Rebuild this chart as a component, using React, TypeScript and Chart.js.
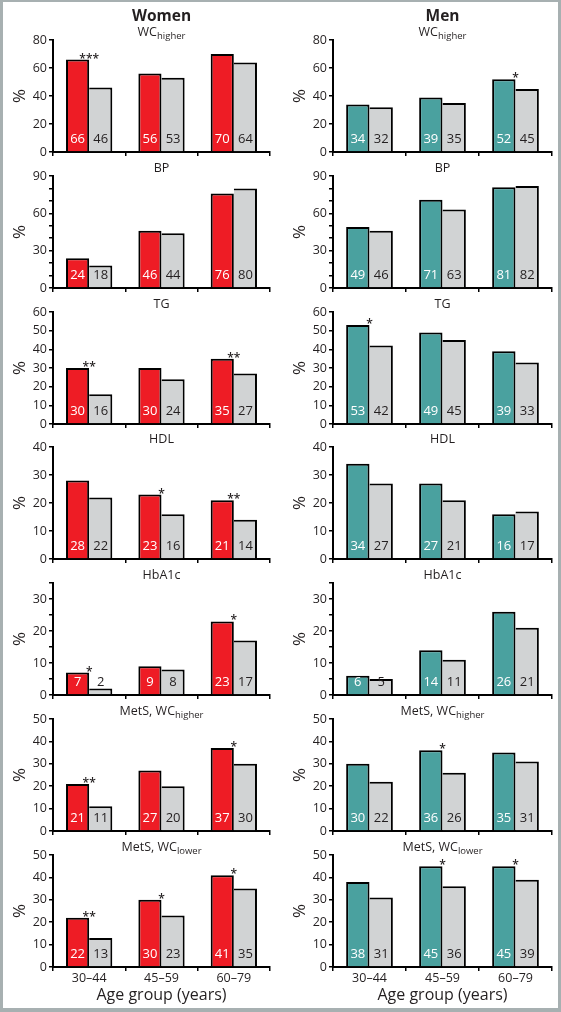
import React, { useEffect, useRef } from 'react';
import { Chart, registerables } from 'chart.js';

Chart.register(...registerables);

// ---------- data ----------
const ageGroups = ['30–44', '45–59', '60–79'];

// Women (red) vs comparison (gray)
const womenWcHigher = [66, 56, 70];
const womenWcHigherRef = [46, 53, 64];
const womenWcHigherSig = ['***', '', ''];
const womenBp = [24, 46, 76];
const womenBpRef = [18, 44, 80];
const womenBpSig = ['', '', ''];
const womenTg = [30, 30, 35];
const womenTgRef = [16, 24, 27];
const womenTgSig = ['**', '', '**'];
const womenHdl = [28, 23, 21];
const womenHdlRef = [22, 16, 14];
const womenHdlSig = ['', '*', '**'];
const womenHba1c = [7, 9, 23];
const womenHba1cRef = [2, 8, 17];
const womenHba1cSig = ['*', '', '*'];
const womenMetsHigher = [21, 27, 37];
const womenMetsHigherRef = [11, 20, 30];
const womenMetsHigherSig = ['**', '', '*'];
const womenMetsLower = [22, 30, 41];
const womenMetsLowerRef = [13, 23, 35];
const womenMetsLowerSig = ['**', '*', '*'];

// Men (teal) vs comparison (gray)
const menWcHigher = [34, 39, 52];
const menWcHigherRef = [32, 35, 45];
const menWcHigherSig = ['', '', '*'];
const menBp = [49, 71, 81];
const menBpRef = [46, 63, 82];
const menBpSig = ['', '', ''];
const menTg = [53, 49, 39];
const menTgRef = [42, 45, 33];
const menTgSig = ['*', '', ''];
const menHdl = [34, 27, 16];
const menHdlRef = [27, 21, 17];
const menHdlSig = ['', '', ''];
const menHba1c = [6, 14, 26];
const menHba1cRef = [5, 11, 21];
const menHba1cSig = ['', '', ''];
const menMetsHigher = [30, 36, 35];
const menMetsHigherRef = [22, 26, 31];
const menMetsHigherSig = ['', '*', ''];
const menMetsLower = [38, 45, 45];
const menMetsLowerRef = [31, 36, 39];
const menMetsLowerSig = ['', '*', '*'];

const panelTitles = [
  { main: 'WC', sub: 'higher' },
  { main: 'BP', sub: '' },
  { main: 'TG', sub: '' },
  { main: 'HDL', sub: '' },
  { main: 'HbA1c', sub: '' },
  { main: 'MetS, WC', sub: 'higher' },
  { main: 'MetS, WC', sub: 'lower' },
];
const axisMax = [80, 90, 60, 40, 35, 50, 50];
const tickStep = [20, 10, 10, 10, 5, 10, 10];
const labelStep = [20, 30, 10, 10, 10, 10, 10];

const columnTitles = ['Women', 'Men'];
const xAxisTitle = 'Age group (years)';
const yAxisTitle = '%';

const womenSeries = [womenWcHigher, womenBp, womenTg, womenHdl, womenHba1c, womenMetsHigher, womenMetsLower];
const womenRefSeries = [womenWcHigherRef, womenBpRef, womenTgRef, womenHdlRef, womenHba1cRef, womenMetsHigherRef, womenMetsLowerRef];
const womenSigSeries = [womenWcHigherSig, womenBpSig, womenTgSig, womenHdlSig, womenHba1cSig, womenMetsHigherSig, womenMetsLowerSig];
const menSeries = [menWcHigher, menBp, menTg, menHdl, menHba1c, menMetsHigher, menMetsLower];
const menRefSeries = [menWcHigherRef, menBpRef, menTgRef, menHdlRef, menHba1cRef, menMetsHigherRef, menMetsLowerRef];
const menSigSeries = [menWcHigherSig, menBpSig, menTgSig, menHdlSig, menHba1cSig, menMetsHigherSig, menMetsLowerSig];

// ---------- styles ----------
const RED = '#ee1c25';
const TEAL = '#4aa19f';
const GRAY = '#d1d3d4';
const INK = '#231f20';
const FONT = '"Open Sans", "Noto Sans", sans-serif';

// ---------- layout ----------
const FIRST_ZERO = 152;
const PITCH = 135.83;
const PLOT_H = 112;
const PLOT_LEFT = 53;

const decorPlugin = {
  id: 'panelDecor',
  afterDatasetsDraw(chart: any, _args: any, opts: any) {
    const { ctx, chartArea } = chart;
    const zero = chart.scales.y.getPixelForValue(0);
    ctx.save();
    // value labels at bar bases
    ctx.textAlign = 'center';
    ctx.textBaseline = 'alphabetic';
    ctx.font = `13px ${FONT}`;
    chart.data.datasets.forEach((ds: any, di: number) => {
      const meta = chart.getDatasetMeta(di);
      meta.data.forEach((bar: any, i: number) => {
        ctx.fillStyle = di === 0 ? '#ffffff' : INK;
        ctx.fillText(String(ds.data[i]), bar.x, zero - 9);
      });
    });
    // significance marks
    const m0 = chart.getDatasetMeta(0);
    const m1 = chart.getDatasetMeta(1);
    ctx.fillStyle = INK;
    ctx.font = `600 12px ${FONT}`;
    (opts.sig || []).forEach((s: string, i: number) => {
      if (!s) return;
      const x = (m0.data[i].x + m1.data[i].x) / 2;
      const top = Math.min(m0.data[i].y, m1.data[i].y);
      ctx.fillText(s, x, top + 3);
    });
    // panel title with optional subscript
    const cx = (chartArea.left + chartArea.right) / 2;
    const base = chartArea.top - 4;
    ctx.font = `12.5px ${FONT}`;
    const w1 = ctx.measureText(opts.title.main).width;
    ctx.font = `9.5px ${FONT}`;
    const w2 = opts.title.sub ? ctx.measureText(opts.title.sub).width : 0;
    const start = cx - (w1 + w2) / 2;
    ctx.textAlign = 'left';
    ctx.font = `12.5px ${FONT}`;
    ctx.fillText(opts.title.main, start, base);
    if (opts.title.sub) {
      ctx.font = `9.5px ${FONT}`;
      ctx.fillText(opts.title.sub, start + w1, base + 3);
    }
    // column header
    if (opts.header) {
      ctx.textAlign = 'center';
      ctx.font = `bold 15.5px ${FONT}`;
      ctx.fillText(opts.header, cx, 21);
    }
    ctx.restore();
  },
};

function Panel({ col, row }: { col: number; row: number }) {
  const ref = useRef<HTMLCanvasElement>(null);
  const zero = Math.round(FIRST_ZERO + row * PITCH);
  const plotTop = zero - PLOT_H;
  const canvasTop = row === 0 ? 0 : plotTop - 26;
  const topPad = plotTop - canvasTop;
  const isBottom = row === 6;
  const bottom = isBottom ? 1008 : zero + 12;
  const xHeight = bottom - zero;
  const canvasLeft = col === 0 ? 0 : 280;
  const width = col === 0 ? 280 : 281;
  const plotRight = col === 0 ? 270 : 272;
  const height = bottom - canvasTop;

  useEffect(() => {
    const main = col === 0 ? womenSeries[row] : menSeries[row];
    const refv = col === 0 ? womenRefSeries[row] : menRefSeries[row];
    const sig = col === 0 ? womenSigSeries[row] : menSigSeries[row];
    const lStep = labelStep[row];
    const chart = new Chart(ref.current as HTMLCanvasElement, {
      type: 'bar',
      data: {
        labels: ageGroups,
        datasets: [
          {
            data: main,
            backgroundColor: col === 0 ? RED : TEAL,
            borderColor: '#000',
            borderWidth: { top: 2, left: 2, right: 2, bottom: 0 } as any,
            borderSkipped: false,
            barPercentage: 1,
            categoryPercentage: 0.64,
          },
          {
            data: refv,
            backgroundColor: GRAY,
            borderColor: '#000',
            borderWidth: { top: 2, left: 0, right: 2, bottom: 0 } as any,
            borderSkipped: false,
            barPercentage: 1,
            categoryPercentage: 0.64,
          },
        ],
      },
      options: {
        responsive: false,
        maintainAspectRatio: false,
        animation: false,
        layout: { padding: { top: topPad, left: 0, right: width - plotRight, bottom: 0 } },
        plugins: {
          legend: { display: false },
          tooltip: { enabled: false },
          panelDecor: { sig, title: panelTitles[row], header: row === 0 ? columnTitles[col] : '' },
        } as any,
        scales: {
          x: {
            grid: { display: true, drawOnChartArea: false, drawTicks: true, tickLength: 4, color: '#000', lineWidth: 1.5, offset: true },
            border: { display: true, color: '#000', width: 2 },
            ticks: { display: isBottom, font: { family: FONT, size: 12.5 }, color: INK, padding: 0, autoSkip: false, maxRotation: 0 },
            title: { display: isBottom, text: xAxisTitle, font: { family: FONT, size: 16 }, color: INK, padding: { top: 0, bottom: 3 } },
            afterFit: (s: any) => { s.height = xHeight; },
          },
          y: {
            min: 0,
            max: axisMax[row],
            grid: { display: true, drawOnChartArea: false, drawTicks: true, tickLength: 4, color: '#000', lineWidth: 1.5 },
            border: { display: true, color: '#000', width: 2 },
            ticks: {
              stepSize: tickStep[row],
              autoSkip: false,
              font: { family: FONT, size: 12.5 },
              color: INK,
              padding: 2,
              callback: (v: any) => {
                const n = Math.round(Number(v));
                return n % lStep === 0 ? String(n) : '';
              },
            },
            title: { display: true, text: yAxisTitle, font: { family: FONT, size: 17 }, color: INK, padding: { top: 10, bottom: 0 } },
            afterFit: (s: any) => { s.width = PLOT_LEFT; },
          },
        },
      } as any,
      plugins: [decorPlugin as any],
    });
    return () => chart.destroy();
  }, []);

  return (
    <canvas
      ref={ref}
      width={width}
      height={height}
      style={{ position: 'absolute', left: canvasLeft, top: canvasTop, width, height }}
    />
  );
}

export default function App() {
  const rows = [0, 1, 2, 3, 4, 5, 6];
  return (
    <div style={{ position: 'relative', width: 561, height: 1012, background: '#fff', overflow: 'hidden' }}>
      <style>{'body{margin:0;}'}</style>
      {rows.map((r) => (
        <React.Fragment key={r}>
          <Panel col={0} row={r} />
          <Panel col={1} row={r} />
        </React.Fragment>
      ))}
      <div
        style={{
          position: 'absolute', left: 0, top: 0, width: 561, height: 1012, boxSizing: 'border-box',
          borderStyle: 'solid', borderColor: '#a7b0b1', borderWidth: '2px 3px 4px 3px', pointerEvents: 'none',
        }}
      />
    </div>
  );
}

──────────

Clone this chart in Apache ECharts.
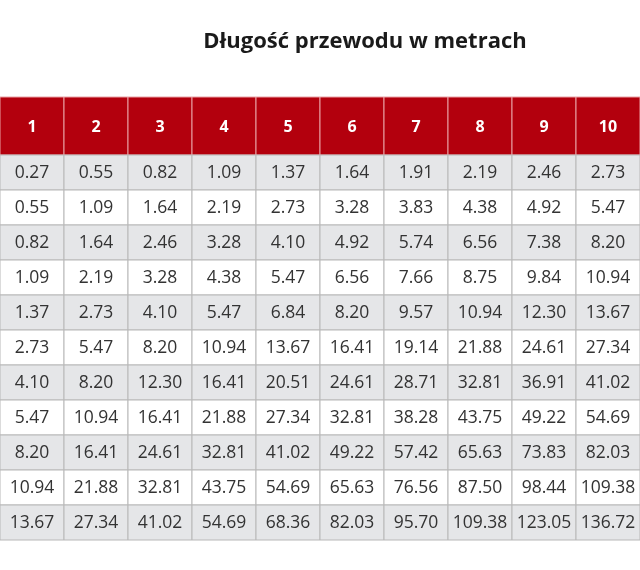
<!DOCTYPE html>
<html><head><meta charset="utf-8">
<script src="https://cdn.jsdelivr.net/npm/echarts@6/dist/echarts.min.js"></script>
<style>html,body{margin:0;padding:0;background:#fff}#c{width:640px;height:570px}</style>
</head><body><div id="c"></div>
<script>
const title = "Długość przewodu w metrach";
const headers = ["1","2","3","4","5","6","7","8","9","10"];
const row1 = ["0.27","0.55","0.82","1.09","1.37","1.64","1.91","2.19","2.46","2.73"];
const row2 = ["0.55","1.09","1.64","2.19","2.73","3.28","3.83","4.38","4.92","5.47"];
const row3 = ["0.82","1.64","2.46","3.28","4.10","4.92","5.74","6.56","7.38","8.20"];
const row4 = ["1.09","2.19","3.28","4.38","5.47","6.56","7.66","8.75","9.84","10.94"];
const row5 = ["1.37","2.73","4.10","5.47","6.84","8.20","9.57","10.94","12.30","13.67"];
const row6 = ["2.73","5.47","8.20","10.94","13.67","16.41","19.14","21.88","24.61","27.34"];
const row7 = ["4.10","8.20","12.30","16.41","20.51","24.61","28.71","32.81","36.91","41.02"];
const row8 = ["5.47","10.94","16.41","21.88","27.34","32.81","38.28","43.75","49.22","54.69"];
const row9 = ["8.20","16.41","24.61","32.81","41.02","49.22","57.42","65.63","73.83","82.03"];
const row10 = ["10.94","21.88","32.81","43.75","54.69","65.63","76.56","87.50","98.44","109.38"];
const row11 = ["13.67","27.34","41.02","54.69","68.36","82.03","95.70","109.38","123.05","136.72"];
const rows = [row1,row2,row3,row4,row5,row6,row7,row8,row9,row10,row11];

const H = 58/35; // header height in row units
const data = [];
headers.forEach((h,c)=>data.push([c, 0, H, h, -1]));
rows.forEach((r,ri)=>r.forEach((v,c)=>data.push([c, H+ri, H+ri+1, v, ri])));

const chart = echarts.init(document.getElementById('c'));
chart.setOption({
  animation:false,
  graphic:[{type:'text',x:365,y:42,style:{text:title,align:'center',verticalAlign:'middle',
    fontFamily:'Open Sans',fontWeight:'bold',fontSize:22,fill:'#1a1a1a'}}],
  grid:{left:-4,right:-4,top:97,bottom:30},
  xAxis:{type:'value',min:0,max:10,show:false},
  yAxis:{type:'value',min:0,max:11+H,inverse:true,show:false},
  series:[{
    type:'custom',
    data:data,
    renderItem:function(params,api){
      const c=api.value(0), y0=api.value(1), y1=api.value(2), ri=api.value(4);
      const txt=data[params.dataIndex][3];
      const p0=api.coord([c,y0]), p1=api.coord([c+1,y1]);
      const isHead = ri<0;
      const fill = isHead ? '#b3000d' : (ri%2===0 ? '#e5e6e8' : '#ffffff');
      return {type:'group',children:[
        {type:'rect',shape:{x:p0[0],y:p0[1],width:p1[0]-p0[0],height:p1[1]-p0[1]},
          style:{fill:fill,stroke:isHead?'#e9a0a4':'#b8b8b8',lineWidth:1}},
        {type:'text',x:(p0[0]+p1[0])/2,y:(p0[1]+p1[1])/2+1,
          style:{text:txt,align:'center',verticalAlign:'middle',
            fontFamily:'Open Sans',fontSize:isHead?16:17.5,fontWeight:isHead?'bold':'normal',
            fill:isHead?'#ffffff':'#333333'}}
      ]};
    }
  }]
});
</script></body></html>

──────────

Problem:
Quote the lines above exactly, starting with the one that has "Rebuild this chart" and ending with the one that has "const womenMetsLowerSig = ['**', '*', '*'];"; drop the pictures and include nothing else.

Reply:
Rebuild this chart as a component, using React, TypeScript and Chart.js.
import React, { useEffect, useRef } from 'react';
import { Chart, registerables } from 'chart.js';

Chart.register(...registerables);

// ---------- data ----------
const ageGroups = ['30–44', '45–59', '60–79'];

// Women (red) vs comparison (gray)
const womenWcHigher = [66, 56, 70];
const womenWcHigherRef = [46, 53, 64];
const womenWcHigherSig = ['***', '', ''];
const womenBp = [24, 46, 76];
const womenBpRef = [18, 44, 80];
const womenBpSig = ['', '', ''];
const womenTg = [30, 30, 35];
const womenTgRef = [16, 24, 27];
const womenTgSig = ['**', '', '**'];
const womenHdl = [28, 23, 21];
const womenHdlRef = [22, 16, 14];
const womenHdlSig = ['', '*', '**'];
const womenHba1c = [7, 9, 23];
const womenHba1cRef = [2, 8, 17];
const womenHba1cSig = ['*', '', '*'];
const womenMetsHigher = [21, 27, 37];
const womenMetsHigherRef = [11, 20, 30];
const womenMetsHigherSig = ['**', '', '*'];
const womenMetsLower = [22, 30, 41];
const womenMetsLowerRef = [13, 23, 35];
const womenMetsLowerSig = ['**', '*', '*'];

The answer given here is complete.